There was a Valentines Day that brought him to tears
I pride myself as the romantic one but this particular Valentines Day my wife upped the game. I got to the office that morning and there were petals everywhere and all kinds of presents. I was moved to tears. Every valentine is special but this one was unforgettable.

He thinks relationships in this era have gotten so expensive
How do you fall in love in a place like Lagos without considering the distance between your place and your girlfriend’s place? Values have changed and people now live in very cosmopolitan areas where even commuting is a problem. The dynamics have changed and money they say makes the world go round. You can’t even find flowers to pluck for free for your loved one. When we were younger we could pick hibiscus flowers everywhere.  How do you show love without money when a stem of rose can cost as much as $50?

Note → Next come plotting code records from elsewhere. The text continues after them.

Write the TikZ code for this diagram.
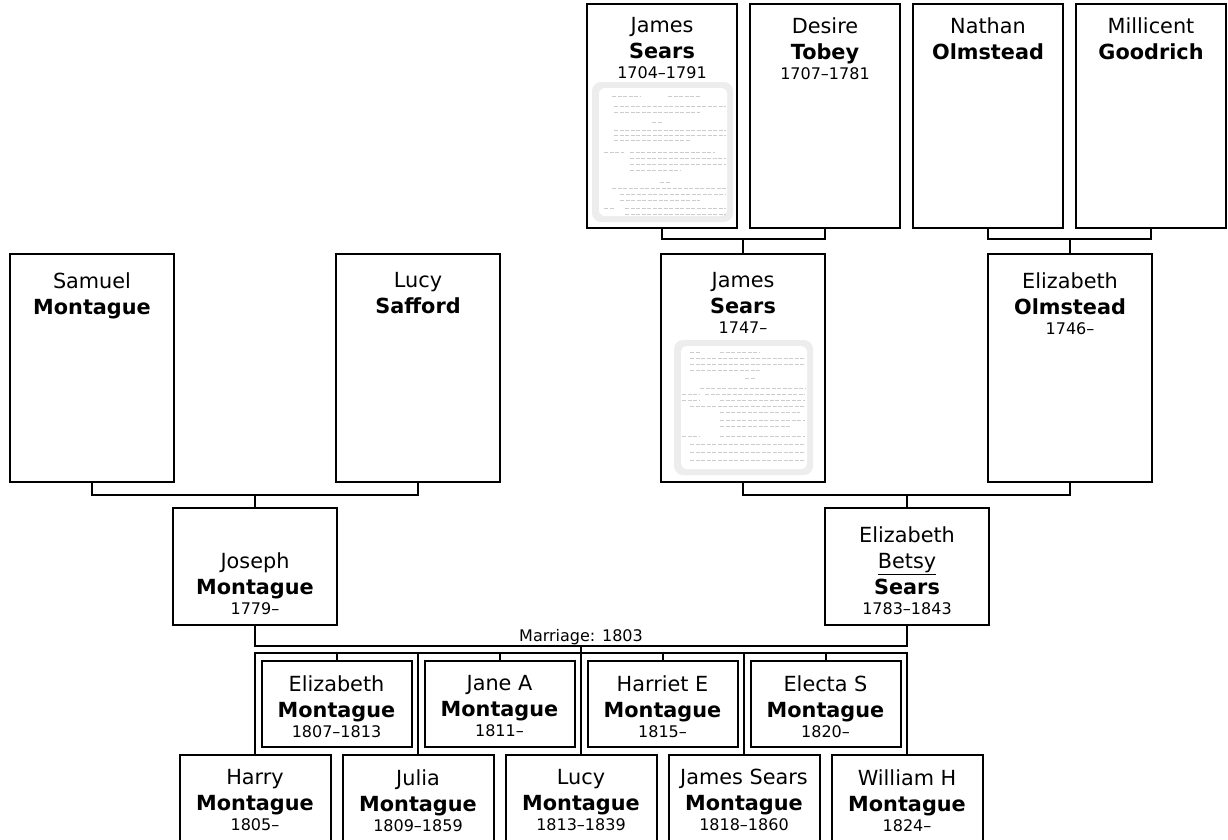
\documentclass[tikz,border=0pt]{standalone}
\usepackage{fontspec}
\setmainfont{DejaVu Sans}
\usetikzlibrary{positioning,calc}

\newcommand\nm{\fontsize{20.8}{26}\selectfont}
\newcommand\sm{\fontsize{16}{19}\selectfont}
\newcommand\yr[1]{{\sm #1}}

\begin{document}
\begin{tikzpicture}[x=1pt, y=-1pt,
    box/.style={rectangle, draw, line width=2pt, inner sep=0pt},
    elder/.style={box, minimum width=150pt, minimum height=224pt},
    grand/.style={box, minimum width=164pt, minimum height=228pt},
    parent/.style={box, minimum width=164pt, minimum height=117pt},
    child/.style={box, minimum width=150pt, minimum height=86pt},
    lowchild/.style={box, minimum width=151pt, minimum height=130pt},
    names/.style={anchor=north, align=center, inner sep=0pt, font=\nm, yshift=#1},
    names/.default=-15pt,
    link/.style={line width=2pt},
    scan/.style={gray!40, line width=1pt, dash pattern=on 4pt off 1.5pt}
]
    \useasboundingbox (0,0) rectangle (1228,839);
    \clip (0,0) rectangle (1228,839);
    \fill[white] (0,0) rectangle (1228,839);

    % Arriere-grands-parents
    \node[elder, label={[names=-14pt]north:{James\\\textbf{Sears}\\[-6pt]\yr{1704–1791}}}] (jsearsA) at (662,116) {};
    \node[elder, label={[names=-14pt]north:{Desire\\\textbf{Tobey}\\[-6pt]\yr{1707–1781}}}] (dtobey) at (825,116) {};
    \node[elder, label={[names=-14pt]north:{Nathan\\\textbf{Olmstead}}}] (nolmstead) at (988,116) {};
    \node[elder, label={[names=-14pt]north:{Millicent\\\textbf{Goodrich}}}] (mgoodrich) at (1151,116) {};

    % Grands-parents
    \node[grand, label={[names=-19pt]north:{Samuel\\\textbf{Montague}}}] (smontague) at (92,368) {};
    \node[grand, label={[names=-19pt]north:{Lucy\\\textbf{Safford}}}] (lsafford) at (418,368) {};
    \node[grand, label={[names=-19pt]north:{James\\\textbf{Sears}\\[-6pt]\yr{1747–}}}] (jsearsB) at (743,368) {};
    \node[grand, label={[names=-19pt]north:{Elizabeth\\\textbf{Olmstead}\\[-6pt]\yr{1746–}}}] (eolmstead) at (1070,368) {};

    % Parents
    \node[parent, label={[names=-45pt]north:{Joseph\\\textbf{Montague}\\[-6pt]\yr{1779–}}}] (jmontague) at (255,566.5) {};
    \node[parent, label={[names=-19pt]north:{Elizabeth\\\underline{Betsy}\\\textbf{Sears}\\[-6pt]\yr{1783–1843}}}] (ebsears) at (907,566.5) {};

    % Enfants
    \node[child, label={[names]north:{Elizabeth\\\textbf{Montague}\\[-6pt]\yr{1807–1813}}}] (eliz) at (336.5,704) {};
    \node[child, label={[names]north:{Jane A\\\textbf{Montague}\\[-6pt]\yr{1811–}}}] (jane) at (499.5,704) {};
    \node[child, label={[names]north:{Harriet E\\\textbf{Montague}\\[-6pt]\yr{1815–}}}] (harriet) at (662.5,704) {};
    \node[child, label={[names]north:{Electa S\\\textbf{Montague}\\[-6pt]\yr{1820–}}}] (electa) at (825.5,704) {};
    \node[lowchild, label={[names]north:{Harry\\\textbf{Montague}\\[-6pt]\yr{1805–}}}] (harry) at (255,820) {};
    \node[lowchild, label={[names]north:{Julia\\\textbf{Montague}\\[-6pt]\yr{1809–1859}}}] (julia) at (418,820) {};
    \node[lowchild, label={[names]north:{Lucy\\\textbf{Montague}\\[-6pt]\yr{1813–1839}}}] (lucy) at (581,820) {};
    \node[lowchild, label={[names]north:{James Sears\\\textbf{Montague}\\[-6pt]\yr{1818–1860}}}] (jamess) at (744,820) {};
    \node[lowchild, label={[names]north:{William H\\\textbf{Montague}\\[-6pt]\yr{1824–}}}] (william) at (907,820) {};

    % Documents scannes
    \fill[gray!14, rounded corners=9pt] (592,82) rectangle (733,222);
    \fill[white, rounded corners=6pt] (599,88) rectangle (727,216);
    \foreach \y/\a/\b in {96/612/640, 96/668/700, 106/614/726, 112/614/700, 122/652/662,
        130/614/726, 135/614/726, 140/614/690, 152/604/624, 152/630/715, 158/630/726,
        164/630/726, 170/630/680, 182/660/670, 188/612/726, 194/620/726, 200/620/700,
        208/604/614, 208/625/726, 214/625/726}
        \draw[scan] (\a,\y) -- (\b,\y);
    \fill[gray!14, rounded corners=9pt] (674,340) rectangle (813,475);
    \fill[white, rounded corners=6pt] (681,346) rectangle (807,469);
    \foreach \y/\a/\b in {352/690/700, 352/720/760, 358/690/805, 364/690/805, 370/690/760,
        378/745/755, 388/700/805, 394/682/700, 394/705/805, 400/682/700, 400/720/805,
        406/690/805, 412/720/800, 420/720/805, 426/720/790, 436/682/700, 436/720/805,
        444/690/805, 452/690/805, 460/690/805}
        \draw[scan] (\a,\y) -- (\b,\y);

    % Liens
    \coordinate (topL) at (743,239);
    \coordinate (topR) at (1070,239);
    \coordinate (midL) at (255,495);
    \coordinate (midR) at (907,495);
    \coordinate (wed) at (581,646);
    \coordinate (kids) at (581,653);

    \draw[link] (jsearsA.south) |- (topL) -| (dtobey.south);
    \draw[link] (topL) -- (jsearsB.north);
    \draw[link] (nolmstead.south) |- (topR) -| (mgoodrich.south);
    \draw[link] (topR) -- (eolmstead.north);
    \draw[link] (smontague.south) |- (midL) -| (lsafford.south);
    \draw[link] (midL) -- (jmontague.north);
    \draw[link] (jsearsB.south) |- (midR) -| (eolmstead.south);
    \draw[link] (midR) -- (ebsears.north);

    \draw[link] (jmontague.south) |- (wed) -| (ebsears.south);
    \node[anchor=base, inner sep=0pt, font=\sm] (marriage) at (581,641) {Marriage: 1803};
    \draw[link] (wed) -- (lucy.north);
    \draw[link] (harry.north) |- (kids) -| (william.north);
    \foreach \k in {eliz,jane,julia,harriet,jamess,electa}
        \draw[link] (\k.north) -- (\k.north |- kids);

\end{tikzpicture}
\end{document}
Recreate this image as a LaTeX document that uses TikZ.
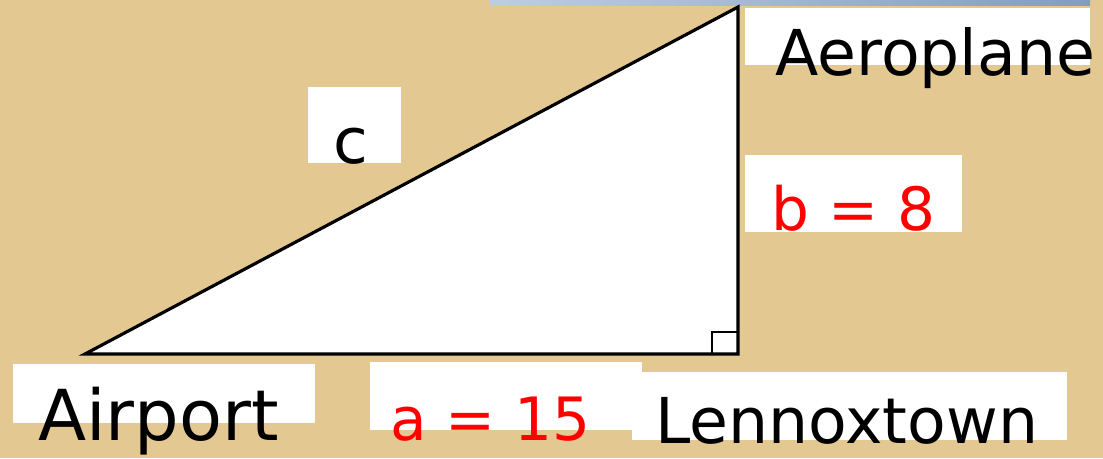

And big weddings are an unnecessary expense
You don’t have to have a big wedding. If you don’t come from a large family where it is a tradition to have a big wedding, you can always have a small wedding. For my first marriage there were just about 4 people; two witnesses and us. For the second marriage there were just about 6 of us. The traditional wedding was a little larger because of family traditions.

He would certainly marry a woman who is more successful
I think that when you go into relationship money shouldn’t be the major consideration but if you work and your spouse works it helps the family. I don’t think a woman should stop working. I believe a woman who is equally comfortable reduces the pressure. But I can marry a woman who is more successful if I love her. Success cannot be measured only by money.

Non-commitment is an alien concept to him
I do not live in or understand a world where men don’t commit. I am the committing type.  Maybe they do not commit because everything is fast these days; everyone lives in the fast lane, eats fast food and drives fast cars.

His definition of a take-home-to-mama would be-
A woman who loves me madly. Someone who values the things I value, is family oriented, has proper conduct and was brought up in the way that Nigerians of old were brought up. She should be a home keeper. I don’t think the inculcation of western values should stop a woman from being a homemaker. I am willing to help but that is no excuse to reinvent roles in the family. 

His wife is his pillar
The reason I am standing here today is because I have a wife who believes in what I do and who supports me in everything. She holds my hands through it all. It is not easy for any woman to watch her husband kissing or making love to another woman on television but she has been incredibly understanding. She is the backbone of my being. I can’t function without her. I was away from Lagos for 8 years when I was in government and she held the family down, that’s how much of a support she has been. She is everything.

He is a hands-on daddy
When my wife was pregnant with our two kids I cooked her favourite meals. Even when she was to have the baby in America, I bought food items here and took them to America and cooked for her. I cooked the Ofada stew that was served at my son’s naming ceremony. I also changed my children’s diapers. It doesn’t change the fact that I am the head of the family. When my wife knew I could cook, she learnt how to cook as well in order to compete with me in the kitchen. It is nice to understand that roles can switch but a woman should know her role.  I know when my wife is overwhelmed by house chores. If I can afford the time to help, I will. There is a common saying amongst my people; whatever you cant use your money to do; you use your body to do it. Every modern man should be involved in the raising of his children.
Keeping his marriage interesting means
Going on holidays, a sense of humour, improvising and making sure that we do everything together. We spend as much time as we can together. We can be very introverted so we watch a lot of films together and we are very sufficient company unto ourselves, although some people might find that boring. I also go to the shows she organizes as much as possible.